No person or body can override or question an Act of Parliament.
Once a law is enacted, the courts must apply it. Judges cannot declare an Act invalid or unconstitutional.
Together, these principles establish that statute law is the highest source of legal authority in the UK.
Parliament consists of the House of Commons, the House of Lords, and the Monarch. In practice, the elected Commons dominates the law-making process, and once a Bill receives Royal Assent, it becomes binding law. Courts must apply Acts of Parliament even if they conflict with fundamental principles or prior decisions.
Example:
In Cheney v Conn [1968], a taxpayer argued that a Finance Act was unlawful because it funded nuclear weapons, contrary to international law.
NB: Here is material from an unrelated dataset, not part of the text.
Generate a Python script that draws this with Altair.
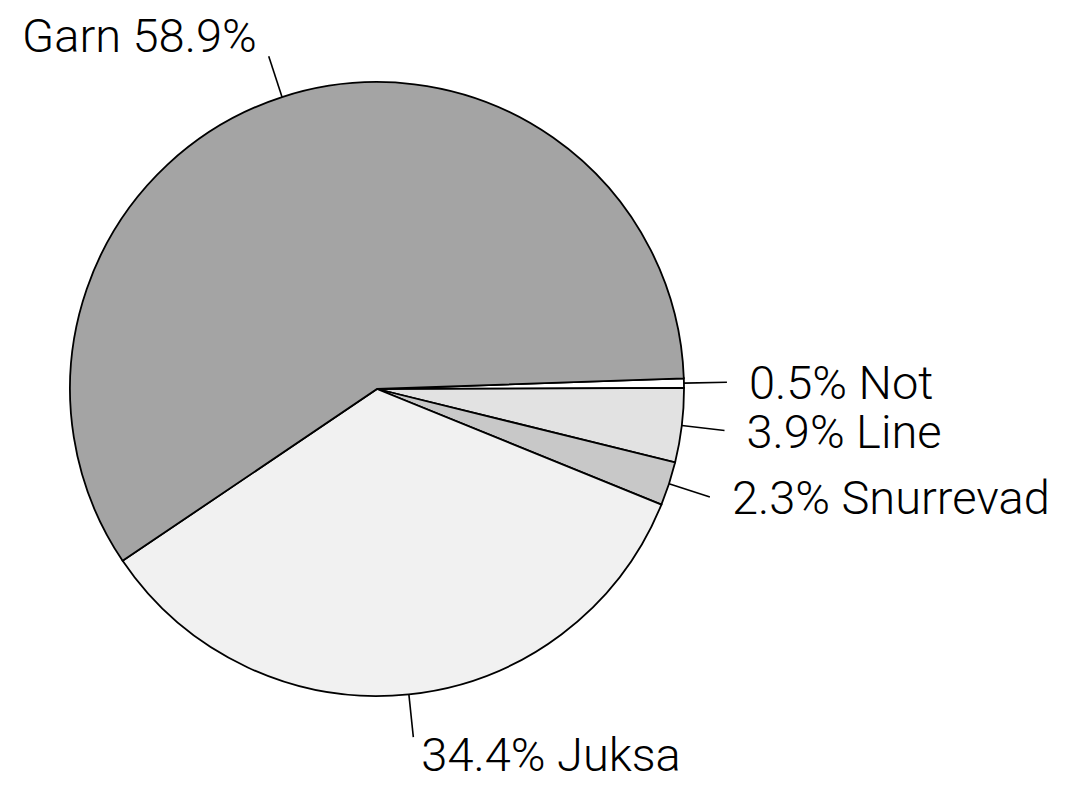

The court rejected this, confirming that an Act of Parliament overrides other sources of law.
Although Parliament remains legally sovereign, its supremacy has been limited in practice by several constitutional developments.
a) The European Union (Historical Impact)
While the UK was a member of the EU, EU law took precedence over domestic law.
In Factortame (No. 2) [1991], the House of Lords disapplied parts of the Merchant Shipping Act 1988 because it conflicted with EU law, an unprecedented restriction on parliamentary supremacy.
After Brexit, the European Union (Withdrawal) Act 2018 restored full legislative sovereignty.
b) The Human Rights Act 1998
The Human Rights Act (HRA) requires courts to interpret legislation, where possible, in line with the European Convention on Human Rights (ECHR).
If that is impossible, judges may issue a declaration of incompatibility under s.4 HRA, but they cannot strike down the law. Parliament retains the final say.
c) Devolution
The Scotland Act 1998, Government of Wales Act 2006, and Northern Ireland Act 1998 grant devolved legislatures powers over certain areas.
However, these powers exist only because Parliament granted them, in theory, Westminster can still legislate for the entire UK (s.28(7) Scotland Act 1998).
d) The Rule of Law and Judicial Review
Although Parliament is supreme, the courts interpret and apply its statutes. In cases such as Jackson v Attorney General [2005], senior judges questioned whether there might be “fundamental constitutional principles” that even Parliament could not abolish (e.g. the rule of law or judicial review).
This remains controversial, sovereignty in law still belongs to Parliament, but political and moral limits constrain its use.